I’m not saying the Christian workplace is perfect. There are misunderstandings all the time, and even willful antagonism. In some places there still exists a subordination of women by men with a twisted view of “maleness,” and women sometimes play at sexuality, when they should use their brain instead. Still, though, in spite of all the rancor and all the difficulty, let me say this: I’ve been treated better — I’ve been valued MORE as a person, as a worker, as a woman in the Christian culture, than in the secular one. People are more fair, more encouraging, and more supportive— and why? I’m not sure. This could just be my story and nothing else. But I don’t think so.
Our larger American culture has thrown the baby out with the bath water.
In our eagerness to free women — and believe me, I appreciate those who fought for women and our right to vote and work and mean something in society — we’ve tossed out the differences that makes us special. In our eagerness to matter in culture, we’ve exchanged truth for a lie. We can’t paper over our femininity; we can’t act like men so men will take us seriously. We can’t eschew the gifts of singleness, or marriage, or motherhood, because those are parts of who we are.
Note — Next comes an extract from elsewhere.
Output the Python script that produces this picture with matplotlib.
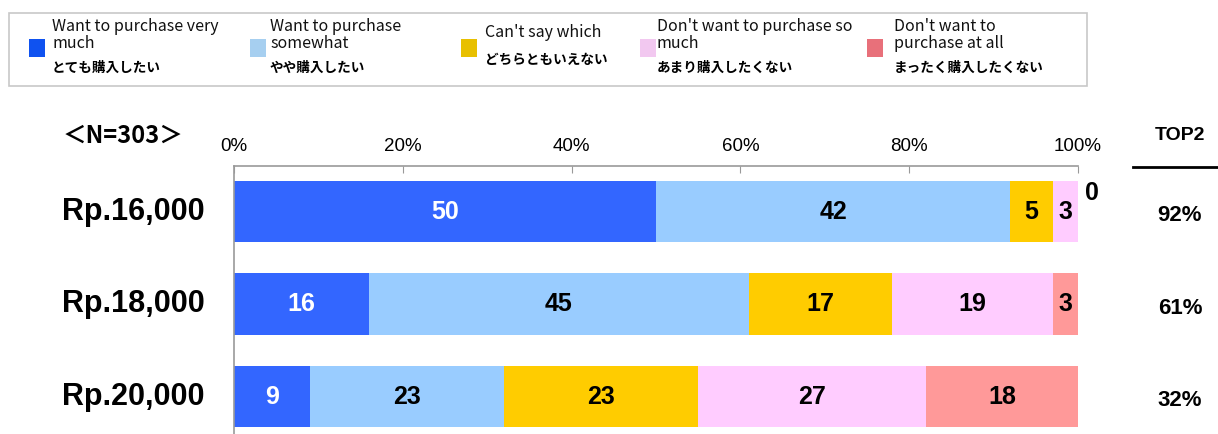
import matplotlib
matplotlib.use('Agg')
import matplotlib.pyplot as plt
from matplotlib.patches import Rectangle
import numpy as np

plt.rcParams['font.family'] = ['Liberation Sans', 'Noto Sans CJK JP', 'DejaVu Sans']

# price points and answer shares (%)
prices = ['Rp.16,000', 'Rp.18,000', 'Rp.20,000']
very_much = [50, 16, 9]
somewhat = [42, 45, 23]
cant_say = [5, 17, 23]
not_so_much = [3, 19, 27]
not_at_all = [0, 3, 18]

labels_en = ['Want to purchase very\nmuch', 'Want to purchase\nsomewhat', "Can't say which",
             "Don't want to purchase so\nmuch", "Don't want to\npurchase at all"]
labels_jp = ['とても購入したい', 'やや購入したい', 'どちらともいえない',
             'あまり購入したくない', 'まったく購入したくない']
n_total = 303

bar_colors = ['#3366FF', '#99CCFF', '#FFCC00', '#FFCCFF', '#FF9999']
key_colors = ['#0F52F0', '#A6CFF0', '#E8C000', '#F2C8F0', '#E8707A']

W, H = 1218, 434
fig = plt.figure(figsize=(W / 100, H / 100), dpi=100)


def fx(x):
    return x / W


def fy(y):
    return 1 - y / H


ax = fig.add_axes([fx(234), 0, fx(1078) - fx(234), (H - 166) / H])

series = [very_much, somewhat, cant_say, not_so_much, not_at_all]
ypos = np.arange(len(prices))
left = np.zeros(len(prices))
for k, (vals, col) in enumerate(zip(series, bar_colors)):
    vals = np.array(vals, dtype=float)
    ax.barh(ypos, vals, left=left, height=0.66, color=col, edgecolor='none')
    for i, v in enumerate(vals):
        if v > 0:
            ax.text(left[i] + v / 2, ypos[i], f'{v:.0f}', ha='center', va='center',
                    fontsize=18, fontweight='bold',
                    color='white' if k == 0 else 'black')
        else:
            # empty segment: value sits just past the bar end
            ax.text(left[i] + 0.8, ypos[i] - 0.2, f'{v:.0f}', ha='left', va='center',
                    fontsize=18, fontweight='bold', color='black', clip_on=False)
    left += vals

ax.set_xlim(0, 100)
ax.set_ylim(2.405, -0.492)
ax.set_yticks([])
ax.xaxis.tick_top()
ax.set_xticks(np.arange(0, 101, 20))
ax.set_xticklabels([f'{t}%' for t in range(0, 101, 20)])
ax.tick_params(axis='x', direction='in', length=5, color='#999999', pad=8,
               labelsize=13.5)
for s in ['right', 'bottom']:
    ax.spines[s].set_visible(False)
for s in ['top', 'left']:
    ax.spines[s].set_color('#999999')
    ax.spines[s].set_linewidth(1.2)

# price labels on the left
for i, p in enumerate(prices):
    ax.text(-0.035, i, p, transform=ax.get_yaxis_transform(), ha='right', va='center',
            fontsize=22, fontweight='bold')

fig.text(fx(123), fy(136), f'＜N={n_total}＞', ha='center', va='center',
         fontsize=17, fontweight='bold', family=['Noto Sans CJK JP', 'DejaVu Sans'])

# TOP2 column
top2 = np.array(very_much) + np.array(somewhat)
fig.text(fx(1180), fy(136), 'TOP2', ha='center', va='center', fontsize=14, fontweight='bold')
fig.add_artist(plt.Line2D([fx(1133), fx(1218)], [fy(167), fy(167)], color='black', lw=2))
for i, t in enumerate(top2):
    yc = ax.transData.transform((0, ypos[i]))[1] / H
    fig.text(fx(1180), yc - 4 / H, f'{t}%', ha='center', va='center',
             fontsize=16, fontweight='bold')

# legend panel
fig.add_artist(Rectangle((fx(9), fy(86)), fx(1087) - fx(9), (86 - 13) / H,
                         facecolor='white', edgecolor='#C8C8C8', lw=1.2))
key_x = [29, 250, 461, 640, 867]
text_x = [52, 270, 485, 657, 894]
for k in range(5):
    fig.add_artist(Rectangle((fx(key_x[k]), fy(57)), 16 / W, 18 / H,
                             facecolor=key_colors[k], edgecolor='none'))
    two_line = '\n' in labels_en[k]
    fig.text(fx(text_x[k]), fy(18 if two_line else 24), labels_en[k], ha='left', va='top',
             fontsize=11.5, linespacing=1.0,
             family=['Noto Sans CJK JP', 'DejaVu Sans'], color='#111111')
    fig.text(fx(text_x[k]), fy(68 if two_line else 60), labels_jp[k], ha='left', va='center',
             fontsize=9.8, fontweight='bold',
             family=['Noto Sans CJK JP', 'DejaVu Sans'])

fig.savefig('out.png', dpi=100, facecolor='white')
And that uniqueness is what we bring to the workplace, and why women add so much to it. And why men should want to have women in it.
But here’s the bottom line: when no one believes there’s a God who made anything or anyone, when everyone you work with is nothing but a chance collision of amino acids, something happens. We use each other. We limit each other. We cease to get it. Because we as humans need a God. He changes how we look at ourselves and our responsibilities, and He changes how we look at each other. The person in the cube next to you, or in the pew next to you, or in the bed next to you is CREATED, specifically and personally, and they have VALUE— for no other reason than that.
God help us — men and women — to treat each other well.